══ INFORMATION SUPPLIED

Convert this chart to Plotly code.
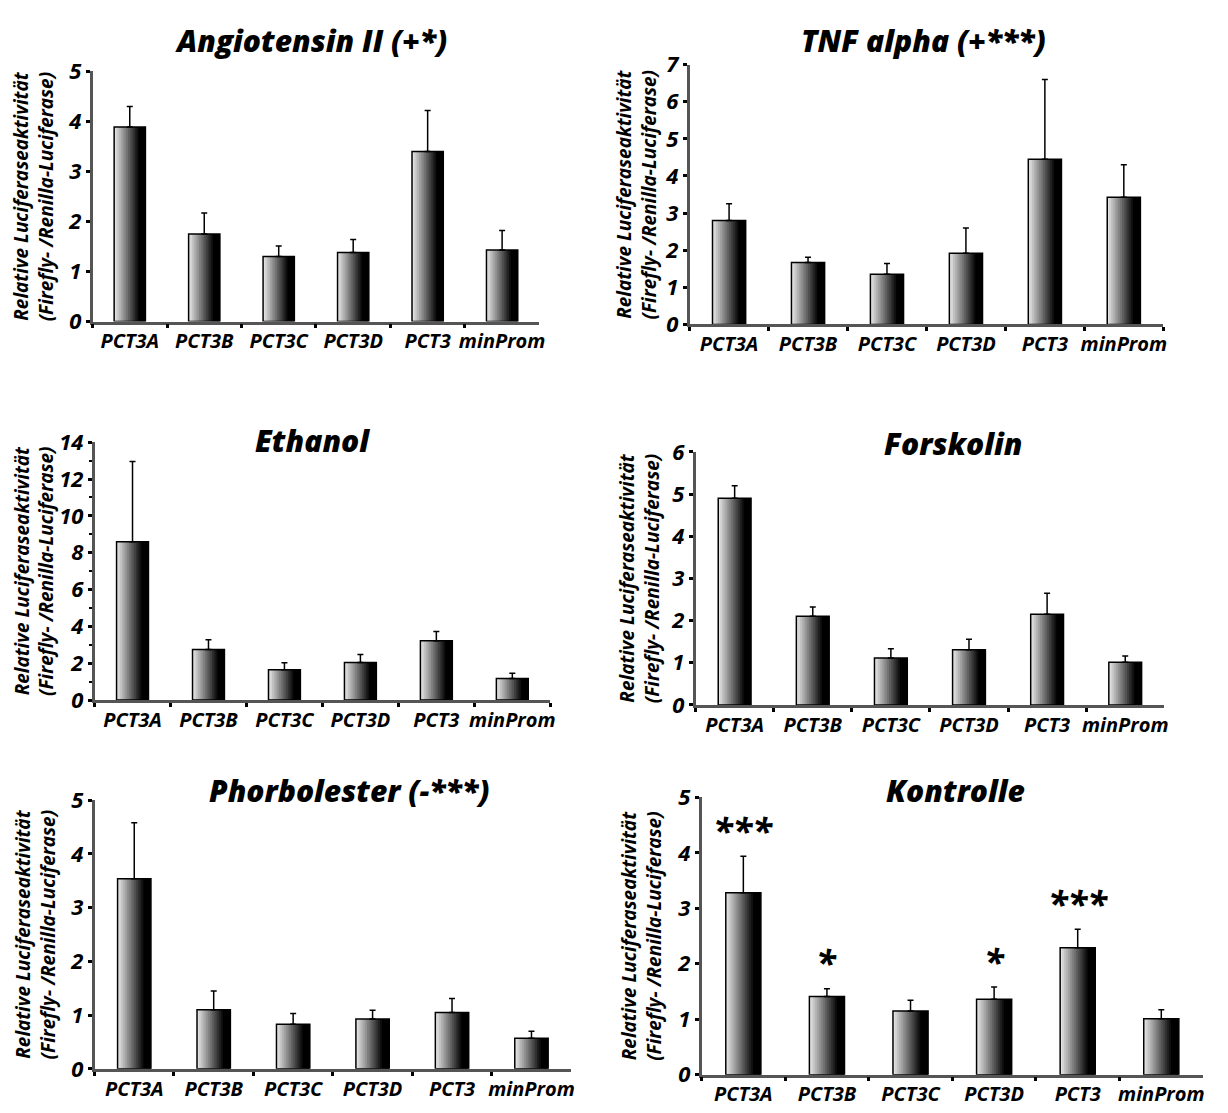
import plotly.graph_objects as go

categories = ["PCT3A", "PCT3B", "PCT3C", "PCT3D", "PCT3", "minProm"]

ang_mean = [3.89, 1.75, 1.30, 1.38, 3.40, 1.43]
ang_top = [4.30, 2.17, 1.51, 1.64, 4.22, 1.82]

tnf_mean = [2.80, 1.67, 1.35, 1.92, 4.45, 3.43]
tnf_top = [3.25, 1.81, 1.64, 2.60, 6.60, 4.30]

eth_mean = [8.60, 2.75, 1.65, 2.04, 3.22, 1.17]
eth_top = [12.95, 3.28, 2.03, 2.47, 3.72, 1.45]

fors_mean = [4.90, 2.10, 1.11, 1.31, 2.15, 1.01]
fors_top = [5.20, 2.32, 1.33, 1.56, 2.65, 1.16]

phor_mean = [3.54, 1.10, 0.83, 0.93, 1.05, 0.57]
phor_top = [4.58, 1.45, 1.03, 1.09, 1.31, 0.70]

kon_mean = [3.28, 1.41, 1.15, 1.36, 2.29, 1.01]
kon_top = [3.94, 1.55, 1.34, 1.58, 2.62, 1.17]
kon_sig = ["***", "*", "", "*", "***", ""]

titles = ["Angiotensin II (+*)", "TNF alpha (+***)", "Ethanol", "Forskolin",
          "Phorbolester (-***)", "Kontrolle"]
y_max = [5, 7, 14, 6, 5, 5]
y_dtick = [1, 1, 2, 1, 1, 1]
ytitle = "Relative Luciferaseaktivität<br>(Firefly- /Renilla-Luciferase)"

W, H = 1228, 1113
# panel boxes in pixels: (x_left, x_right, y_top, y_bottom)
boxes = [(93, 542, 57, 314), (693, 1169, 50, 317), (95, 553, 438, 703),
         (699, 1170, 448, 708), (95, 574, 806, 1082), (705, 1209, 803, 1088)]
title_pos = [(313, 25), (928, 25), (314, 436), (958, 439), (351, 796), (960, 796)]
ytitle_x = [34, 640, 34, 643, 36, 644]

panels = [(ang_mean, ang_top), (tnf_mean, tnf_top), (eth_mean, eth_top),
          (fors_mean, fors_top), (phor_mean, phor_top), (kon_mean, kon_top)]

FONT = "Open Sans"
bar_w = 0.42
n_strips = 18
step = bar_w / n_strips

fig = go.Figure()
layout = dict(width=W, height=H, margin=dict(l=0, r=0, t=0, b=0),
              paper_bgcolor="white", plot_bgcolor="white",
              showlegend=False, barmode="overlay",
              font=dict(family=FONT, size=18, color="black", weight="bold", style="italic"))
annotations = []

for k, (mean, top) in enumerate(panels):
    sfx = "" if k == 0 else str(k + 1)
    xa, ya = "x" + sfx, "y" + sfx
    err = [t - m for t, m in zip(top, mean)]
    # gradient strips
    for i in range(n_strips):
        t = (i + 0.5) / n_strips
        g = int(round(max(0.0, 235 * (1 - t / 0.8))))
        off = -bar_w / 2 + i * step
        wdt = min(step * 1.6, bar_w / 2 - off)
        fig.add_trace(go.Bar(x=categories, y=mean, xaxis=xa, yaxis=ya,
                             width=wdt, offset=off,
                             marker=dict(color=f"rgb({g},{g},{g})", line=dict(width=0)),
                             hoverinfo="skip"))
    # outline + error bars
    fig.add_trace(go.Bar(x=categories, y=mean, xaxis=xa, yaxis=ya, width=bar_w,
                         marker=dict(color="rgba(0,0,0,0)", line=dict(color="black", width=1.5)),
                         error_y=dict(type="data", symmetric=False, array=err,
                                      arrayminus=[0] * len(err), color="black",
                                      thickness=1.5, width=3)))
    x0, x1, yt, yb = boxes[k]
    layout["xaxis" + sfx] = dict(domain=[x0 / W, x1 / W], anchor=ya, type="category",
                                 range=[-0.5, 5.5], tickson="boundaries", ticks="outside",
                                 ticklen=4, tickwidth=3, tickcolor="black",
                                 showline=True, linecolor="#555", linewidth=2.5,
                                 showgrid=False, zeroline=False, tickangle=0,
                                 tickfont=dict(size=20))
    yax = dict(domain=[1 - yb / H, 1 - yt / H], anchor=xa, range=[0, y_max[k]],
               dtick=y_dtick[k], tick0=0, ticks="outside", ticklen=4, tickwidth=2.5,
               tickcolor="black", showline=True, linecolor="#555", linewidth=2.5,
               showgrid=False, zeroline=False, tickfont=dict(size=22))
    if y_dtick[k] == 2:
        yax["minor"] = dict(dtick=1, ticks="outside", ticklen=3, tickwidth=2, tickcolor="black")
    layout["yaxis" + sfx] = yax
    tx, ty = title_pos[k]
    annotations.append(dict(text=titles[k], x=tx / W, y=1 - ty / H, xref="paper", yref="paper",
                            xanchor="center", yanchor="middle", showarrow=False,
                            font=dict(size=30, family=FONT, weight=800, style="italic")))
    annotations.append(dict(text=ytitle, x=ytitle_x[k] / W, y=1 - (yt + yb) / 2 / H,
                            xref="paper", yref="paper", xanchor="center", yanchor="middle",
                            textangle=-90, showarrow=False,
                            font=dict(size=19, family=FONT, weight="bold", style="italic")))

for c, s, t in zip(categories, kon_sig, kon_top):
    if s:
        annotations.append(dict(text=s, x=c, y=t, xref="x6", yref="y6", xanchor="center",
                                yanchor="middle", yshift=26, showarrow=False,
                                font=dict(size=36, family=FONT, weight="bold", style="italic")))

layout["annotations"] = annotations
fig.update_layout(**layout)
fig.write_html("out.html")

════

→ **SET EXERCISE**
Extract the lines exactly, please: the first line of the listing, the line with "step = bar_w / n_strips", and every line between them, but no pictures.

→ **TASK RESPONSE**
Convert this chart to Plotly code.
import plotly.graph_objects as go

categories = ["PCT3A", "PCT3B", "PCT3C", "PCT3D", "PCT3", "minProm"]

ang_mean = [3.89, 1.75, 1.30, 1.38, 3.40, 1.43]
ang_top = [4.30, 2.17, 1.51, 1.64, 4.22, 1.82]

tnf_mean = [2.80, 1.67, 1.35, 1.92, 4.45, 3.43]
tnf_top = [3.25, 1.81, 1.64, 2.60, 6.60, 4.30]

eth_mean = [8.60, 2.75, 1.65, 2.04, 3.22, 1.17]
eth_top = [12.95, 3.28, 2.03, 2.47, 3.72, 1.45]

fors_mean = [4.90, 2.10, 1.11, 1.31, 2.15, 1.01]
fors_top = [5.20, 2.32, 1.33, 1.56, 2.65, 1.16]

phor_mean = [3.54, 1.10, 0.83, 0.93, 1.05, 0.57]
phor_top = [4.58, 1.45, 1.03, 1.09, 1.31, 0.70]

kon_mean = [3.28, 1.41, 1.15, 1.36, 2.29, 1.01]
kon_top = [3.94, 1.55, 1.34, 1.58, 2.62, 1.17]
kon_sig = ["***", "*", "", "*", "***", ""]

titles = ["Angiotensin II (+*)", "TNF alpha (+***)", "Ethanol", "Forskolin",
          "Phorbolester (-***)", "Kontrolle"]
y_max = [5, 7, 14, 6, 5, 5]
y_dtick = [1, 1, 2, 1, 1, 1]
ytitle = "Relative Luciferaseaktivität<br>(Firefly- /Renilla-Luciferase)"

W, H = 1228, 1113
# panel boxes in pixels: (x_left, x_right, y_top, y_bottom)
boxes = [(93, 542, 57, 314), (693, 1169, 50, 317), (95, 553, 438, 703),
         (699, 1170, 448, 708), (95, 574, 806, 1082), (705, 1209, 803, 1088)]
title_pos = [(313, 25), (928, 25), (314, 436), (958, 439), (351, 796), (960, 796)]
ytitle_x = [34, 640, 34, 643, 36, 644]

panels = [(ang_mean, ang_top), (tnf_mean, tnf_top), (eth_mean, eth_top),
          (fors_mean, fors_top), (phor_mean, phor_top), (kon_mean, kon_top)]

FONT = "Open Sans"
bar_w = 0.42
n_strips = 18
step = bar_w / n_strips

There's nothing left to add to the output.